3 – The Milken Institute's COVID-19 Africa Watch - a hub for information & analysis regarding the impact of the pandemic on the continent - examines ways in which Africa’s cities could become safer and more equitable following the pandemic.
The pandemic has largely affected those living in urban areas (95% of the world’s population diagnosed with COVID-19 live in cities). The situation is urgent in Africa: 300M currently live in crowded / underserved informal settlements and the urban population is set to double in the next 16 years (reaching 1B by 2036).
- Urban density in times of physical distancing: Informal settlements should not be destroyed but upgraded (adequate housing, efficient service delivery, broader streets).

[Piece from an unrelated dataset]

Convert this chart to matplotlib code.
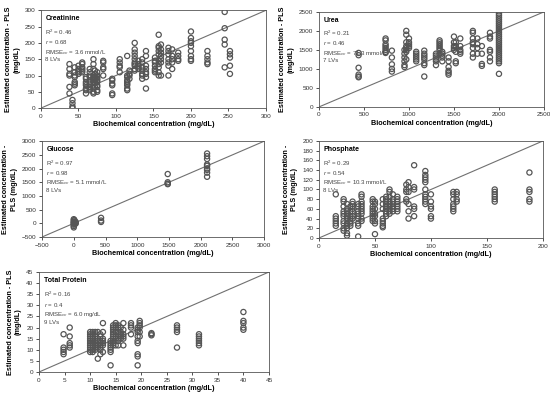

Governments should also encourage the development of a more balanced network of cities & smaller towns.
- From public transport to soft mobility: COVID-19 has exposed how cities depend on essential workers and essential workers depend on public transport. Governments need to focus on reducing commute distances, encouraging teleworking & promoting biking / walking (by creating dedicated lanes).
- Economic revitalisation and the informal sector: The ILO estimates 71.9% of non-agricultural labour in Africa is in the informal sector, where workers have no safety net. Instead of treating these workers as “lawless vagrants”, governments should recognise how this sector is essential to the functioning of Africa’s cities - and focus on unleashing its potential / building its resilience.

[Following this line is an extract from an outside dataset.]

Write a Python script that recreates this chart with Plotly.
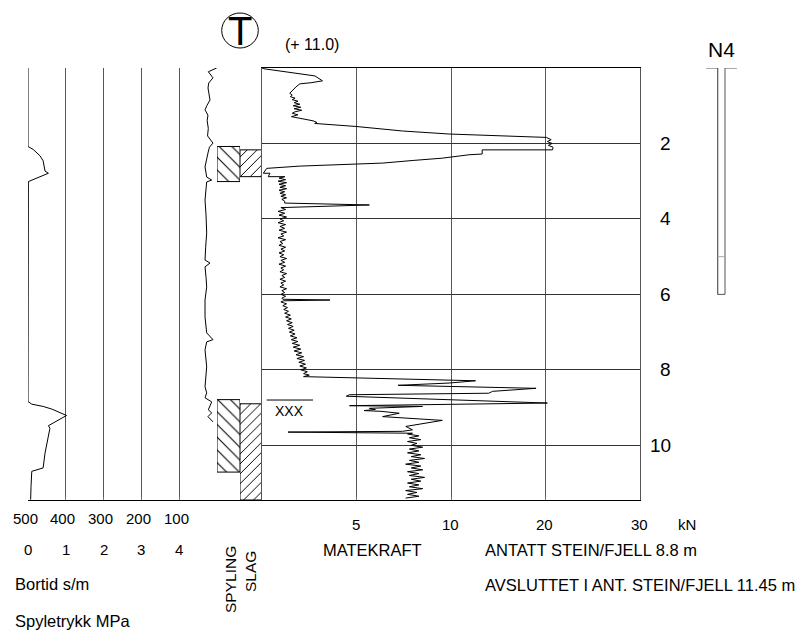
import numpy as np
import plotly.graph_objects as go

# ---------------- data ----------------
# Main curve: matekraft (kN) vs depth (m)
main_depth = [0.00, 0.02, 0.21, 0.34, 0.39, 0.42, 0.50, 0.58, 0.67, 0.72, 0.76, 0.80, 0.84, 0.88, 0.92, 0.96,
              1.00, 1.04, 1.08, 1.12, 1.16, 1.20, 1.24, 1.29, 1.40, 1.44, 1.47, 1.55, 1.67, 1.75, 1.84, 1.90,
              1.95, 2.00, 2.05, 2.10, 2.17, 2.17, 2.28, 2.30, 2.39, 2.45, 2.52, 2.60, 2.66, 2.79, 2.79, 2.88,
              2.88, 2.92, 2.96, 3.00, 3.04, 3.08, 3.12, 3.16, 3.20, 3.24, 3.28, 3.32, 3.36, 3.40, 3.44, 3.48,
              3.53, 3.58, 3.63, 3.70,
              3.75, 3.80, 3.85, 3.90, 3.95, 4.00, 4.05, 4.10, 4.15, 4.20, 4.25, 4.30, 4.35, 4.40, 4.45, 4.50,
              4.55, 4.60, 4.65, 4.70, 4.75, 4.80, 4.85, 4.90, 4.95, 5.00, 5.05, 5.10, 5.15, 5.20, 5.25, 5.30,
              5.35, 5.40, 5.45, 5.50, 5.55, 5.60, 5.65, 5.70, 5.75, 5.80, 5.85, 5.90, 5.95, 6.00, 6.05, 6.10,
              6.13, 6.15, 6.17,
              6.20, 6.25, 6.30, 6.35, 6.40, 6.45, 6.50, 6.55, 6.60, 6.65, 6.70, 6.75, 6.80, 6.85, 6.90, 6.95,
              7.00, 7.05, 7.10, 7.15, 7.20, 7.25, 7.30, 7.35, 7.40, 7.45, 7.50, 7.55, 7.60, 7.65, 7.70, 7.75,
              7.80, 7.85, 7.90, 7.95, 8.00, 8.05, 8.10,
              8.14, 8.18, 8.29, 8.35, 8.41, 8.49, 8.57, 8.62, 8.66, 8.70, 8.88, 8.95, 8.97, 9.02, 9.05, 9.08,
              9.10, 9.15, 9.24, 9.34, 9.50, 9.59, 9.63, 9.65, 9.68,
              9.70, 9.75, 9.80, 9.85, 9.90, 9.95, 10.00, 10.05, 10.10, 10.15, 10.20, 10.25, 10.30, 10.35,
              10.40, 10.45, 10.50, 10.55, 10.60, 10.65, 10.70, 10.75, 10.80, 10.85, 10.90, 10.95, 11.00,
              11.05, 11.10, 11.15, 11.20, 11.25, 11.30, 11.35, 11.40]
main_kn = [0.0, 0.1, 2.8, 3.2, 2.6, 2.0, 1.8, 1.65, 1.47, 1.6, 1.5, 1.75, 1.6, 1.9, 1.7, 2.0,
           1.65, 2.05, 1.7, 2.1, 1.75, 1.6, 1.9, 1.56, 2.7, 2.9, 2.79, 4.98, 7.44, 9.9, 20.1, 20.6,
           20.2, 20.7, 20.3, 20.8, 20.75, 13.3, 13.3, 11.9, 9.54, 8.0, 6.38, 2.0, 0.25, 0.07, 0.42, 0.33,
           1.21, 0.9, 1.25, 0.85, 1.3, 0.9, 1.25, 0.95, 1.3, 0.9, 1.2, 0.95, 1.25, 1.0, 1.3, 1.05,
           1.2, 1.2, 5.68, 1.0,
           1.25, 0.85, 1.2, 0.9, 1.3, 0.95, 1.15, 0.85, 1.25, 0.95, 1.2, 0.9, 1.3, 1.0, 1.15, 0.85,
           1.25, 0.95, 1.1, 0.9, 1.25, 1.0, 1.2, 0.9, 1.15, 0.95, 1.3, 1.0, 1.2, 0.9, 1.25, 1.0,
           1.15, 0.95, 1.3, 1.05, 1.2, 0.95, 1.25, 1.0, 1.15, 0.95, 1.3, 1.05, 1.2, 1.0, 1.25, 1.05,
           1.1, 3.6, 1.15,
           1.0, 1.3, 1.1, 1.35, 1.15, 1.4, 1.2, 1.5, 1.25, 1.55, 1.3, 1.6, 1.35, 1.65, 1.4, 1.7,
           1.45, 1.75, 1.5, 1.85, 1.55, 1.9, 1.6, 2.0, 1.65, 2.05, 1.7, 2.1, 1.8, 2.2, 1.85, 2.25,
           1.95, 2.3, 2.0, 2.35, 2.05, 2.4, 2.2,
           2.5, 2.2, 12.6, 9.9, 7.2, 19.0, 14.4, 14.0, 4.63, 4.46, 20.2, 4.63, 8.49, 5.68, 6.0, 5.4,
           6.3, 7.26, 6.38, 9.54, 7.61, 7.96, 7.44, 1.38, 7.96,
           7.7, 8.3, 7.8, 8.4, 7.7, 8.2, 7.9, 8.5, 7.8, 8.3, 7.7, 8.4, 7.9, 8.6,
           7.8, 8.3, 7.6, 8.4, 7.9, 8.5, 7.7, 8.3, 7.8, 8.6, 7.9, 8.4, 7.7,
           8.3, 7.8, 8.5, 7.6, 8.2, 7.7, 8.3, 7.6]

# Bortid (s/m) vs depth
bortid_depth = [0.00, 0.10, 0.26, 0.40, 0.53, 0.70, 0.85, 1.00, 1.11, 1.25, 1.40, 1.60, 1.80, 1.99, 2.10,
                2.25, 2.45, 2.62, 2.89, 2.97, 3.02, 3.50, 3.90, 4.37, 4.75, 5.09, 5.17, 5.27, 5.55, 5.80,
                6.15, 6.60, 7.02, 7.20, 7.26, 7.47, 7.92, 8.20, 8.45, 8.61, 8.74, 8.85, 9.06, 9.14, 9.24, 9.38]
bortid_val = [0.8, 23.0, 10.6, 22.0, 23.8, 20.0, 18.5, 27.0, 31.7, 24.0, 26.0, 23.0, 25.0, 10.6, 20.0,
              23.8, 28.0, 31.7, 27.3, 14.0, 27.3, 31.7, 29.0, 27.3, 30.0, 31.7, 18.5, 31.7, 29.0, 27.3,
              31.7, 31.7, 27.3, 10.6, 27.3, 31.7, 27.3, 29.0, 31.7, 27.3, 31.7, 14.0, 23.0, 14.0, 23.8, 10.6]

# Spyletrykk (MPa) vs depth
spyle_depth = [0.00, 2.08, 2.16, 2.33, 2.46, 2.73, 2.79, 3.01, 8.84, 8.91, 8.97, 9.04, 9.21, 9.48, 9.55,
               9.77, 10.21, 10.60, 10.69, 11.09, 11.44]
spyle_val = [0.0, 0.0, 0.14, 0.32, 0.40, 0.45, 0.54, 0.01, 0.0, 0.10, 0.40, 0.63, 1.02, 0.54, 0.58,
             0.54, 0.45, 0.40, 0.10, 0.08, 0.07]

# Spyling / slag intervals (m)
spyling_intervals = [(2.08, 3.01), (8.79, 10.71)]
slag_intervals = [(2.17, 2.88), (8.90, 11.45)]

total_depth = 11.45
rock_depth = 8.8
casing_depth = 6.0
casing_joint = 5.0

depth_ticks = [2, 4, 6, 8, 10]
kn_ticks = [5, 10, 20, 30]
kn_scale = [0, 5, 10, 20, 30]
bortid_ticks = [500, 400, 300, 200, 100]
spyle_ticks = [0, 1, 2, 3, 4]

# ---------------- helpers ----------------
W, H = 803, 635
def px(x):
    return x / W
def py(y):
    return 1 - y / H

FONT = "Liberation Sans, Arial, sans-serif"
GRID = "#555555"

def kn_to_axis(v):
    return np.interp(v, kn_scale, list(range(len(kn_scale))))

ydom = [py(500), py(68)]

fig = go.Figure()

# left panel curves
fig.add_trace(go.Scatter(x=[5 - b / 100 for b in bortid_val], y=bortid_depth, mode="lines",
                         line=dict(color="black", width=1), xaxis="x", yaxis="y"))
fig.add_trace(go.Scatter(x=spyle_val, y=spyle_depth, mode="lines",
                         line=dict(color="black", width=1), xaxis="x", yaxis="y"))

# hatched spyling / slag
for d0, d1 in spyling_intervals:
    fig.add_trace(go.Scatter(x=[0, 1, 1, 0, 0], y=[d0, d0, d1, d1, d0], mode="lines", fill="toself",
                             fillcolor="white",
                             fillpattern=dict(shape="\\", fgcolor="black", bgcolor="white", size=9,
                                              solidity=0.12, fgopacity=1),
                             line=dict(color="black", width=1), xaxis="x2", yaxis="y2"))
for d0, d1 in slag_intervals:
    fig.add_trace(go.Scatter(x=[0, 1, 1, 0, 0], y=[d0, d0, d1, d1, d0], mode="lines", fill="toself",
                             fillcolor="white",
                             fillpattern=dict(shape="/", fgcolor="black", bgcolor="white", size=7,
                                              solidity=0.14, fgopacity=1),
                             line=dict(color="black", width=1), xaxis="x3", yaxis="y3"))

# main curve
fig.add_trace(go.Scatter(x=kn_to_axis(main_kn), y=main_depth, mode="lines",
                         line=dict(color="black", width=1), xaxis="x4", yaxis="y4"))

hidden_y = dict(domain=ydom, range=[total_depth, 0], showgrid=False, showline=False,
                showticklabels=False, zeroline=False, ticks="")
fig.update_layout(
    width=W, height=H, margin=dict(l=0, r=0, t=0, b=0),
    paper_bgcolor="white", plot_bgcolor="rgba(0,0,0,0)", showlegend=False,
    xaxis=dict(domain=[px(28), px(217)], range=[0, 5], tickvals=[0, 1, 2, 3, 4, 5], showgrid=True,
               gridcolor=GRID, gridwidth=1, showline=True, linecolor="black", linewidth=1,
               showticklabels=False, zeroline=False, ticks="inside", ticklen=3, tickcolor="#777", anchor="y"),
    yaxis=dict(**hidden_y, anchor="x"),
    xaxis2=dict(domain=[px(217), px(240)], range=[0, 1], tickvals=[0, 1], showgrid=True, gridcolor=GRID,
                showline=True, linecolor="black", showticklabels=False, zeroline=False, ticks="", anchor="y2"),
    yaxis2=dict(**hidden_y, anchor="x2", matches="y"),
    xaxis3=dict(domain=[px(240), px(262)], range=[0, 1], tickvals=[0, 1], showgrid=True, gridcolor=GRID,
                showline=True, linecolor="black", showticklabels=False, zeroline=False, ticks="", anchor="y3"),
    yaxis3=dict(**hidden_y, anchor="x3", matches="y"),
    xaxis4=dict(domain=[px(262), px(640)], range=[0, 4], tickvals=[0, 1, 2, 3, 4], showgrid=True,
                gridcolor=GRID, gridwidth=1, showline=True, mirror=True, linecolor="black",
                showticklabels=False, zeroline=False, ticks="inside", ticklen=3, tickcolor="#777", anchor="y4"),
    yaxis4=dict(domain=ydom, range=[total_depth, 0], tickvals=depth_ticks, showgrid=True, gridcolor="#333333",
                gridwidth=1, showline=True, mirror=True, linecolor=GRID, showticklabels=False,
                zeroline=False, ticks="", anchor="x4", matches="y"),
)

shapes = []
# casing symbol N4
cl, cr = px(717.7), px(725)
shapes += [
    dict(type="line", xref="paper", yref="y4", x0=px(706), x1=cl, y0=0, y1=0, line=dict(color="#555", width=1)),
    dict(type="line", xref="paper", yref="y4", x0=cr, x1=px(737), y0=0, y1=0, line=dict(color="#555", width=1)),
    dict(type="line", xref="paper", yref="y4", x0=cl, x1=cl, y0=0, y1=casing_depth, line=dict(color="#555", width=1.2)),
    dict(type="line", xref="paper", yref="y4", x0=cr, x1=cr, y0=0, y1=casing_depth, line=dict(color="#555", width=1)),
    dict(type="line", xref="paper", yref="y4", x0=cl, x1=cr, y0=casing_depth, y1=casing_depth, line=dict(color="#555", width=1)),
    dict(type="line", xref="paper", yref="y4", x0=cl, x1=cr, y0=casing_joint, y1=casing_joint, line=dict(color="#aaa", width=1)),
]
# rock marker line
shapes.append(dict(type="line", xref="x4", yref="y4", x0=0.05, x1=0.54, y0=rock_depth, y1=rock_depth,
                   line=dict(color="black", width=1)))
# T circle
shapes.append(dict(type="circle", xref="paper", yref="paper", x0=px(221.7), x1=px(258.3), y0=py(48), y1=py(13),
                   line=dict(color="black", width=1)))
fig.update_layout(shapes=shapes)

ann = []
def txt(text, x, y, size=16.5, xanchor="center", xref="paper", yref="paper", **kw):
    ann.append(dict(text=text, x=x, y=y, xref=xref, yref=yref, showarrow=False, xanchor=xanchor,
                    yanchor="middle", font=dict(family=FONT, size=size, color="black"), **kw))

txt("T", px(240), py(31), size=40)
txt("(+ 11.0)", px(312), py(45), size=16)
txt("N4", px(721.5), py(49), size=21)
txt("XXX", 0.29, 9.1, size=14, xref="x4", yref="y4")
for d in depth_ticks:
    txt(str(d), px(673), d, size=19, xanchor="right", yref="y4")
for b in bortid_ticks:
    txt(str(b), 5 - b / 100, py(518), size=15, xref="x", xshift=-3)
for s in spyle_ticks:
    txt(str(s), s, py(549), size=15, xref="x")
for k in kn_ticks:
    txt(str(k), float(kn_to_axis(k)), py(524), size=15, xref="x4", xshift=-1)
txt("kN", px(687), py(524), size=15)
txt("MATEKRAFT", px(372), py(550))
txt("ANTATT STEIN/FJELL %.1f m" % rock_depth, px(483), py(550), xanchor="left")
txt("AVSLUTTET I ANT. STEIN/FJELL %.2f m" % total_depth, px(483), py(585), xanchor="left")
txt("Bortid s/m", px(13), py(584), xanchor="left")
txt("Spyletrykk MPa", px(13), py(621), xanchor="left")
txt("SPYLING", px(230), py(579), size=15.5, textangle=-90)
txt("SLAG", px(250), py(572), size=15.5, textangle=-90)
fig.update_layout(annotations=ann)

fig.write_html("out.html", config={"displayModeBar": False},
               post_script="document.body.style.margin='0px';document.body.style.overflow='hidden';")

- Feeding the urban poor: Africa is a net food importer (c. $80B a year). Many in informal settlements are reporting eating less amidst the pandemic. Informal food markets are vital to feeding cities – governments should allow such markets to operate on more dispersed sites & support informal market workers.
- Early Warning Systems (EWS): Urban observatories should be set up in Africa – tasked with collecting data, assessing risks and delivering timely warnings
- African responses, now & tomorrow: The response to COVID-19 in Africa has been impressive (e.g. while wealthier countries import face masks from China, firms in Africa have produced millions since March). In many countries, governments have initiated cash transfers & food programmes – could this lead to long-lasting safety nets on the continent?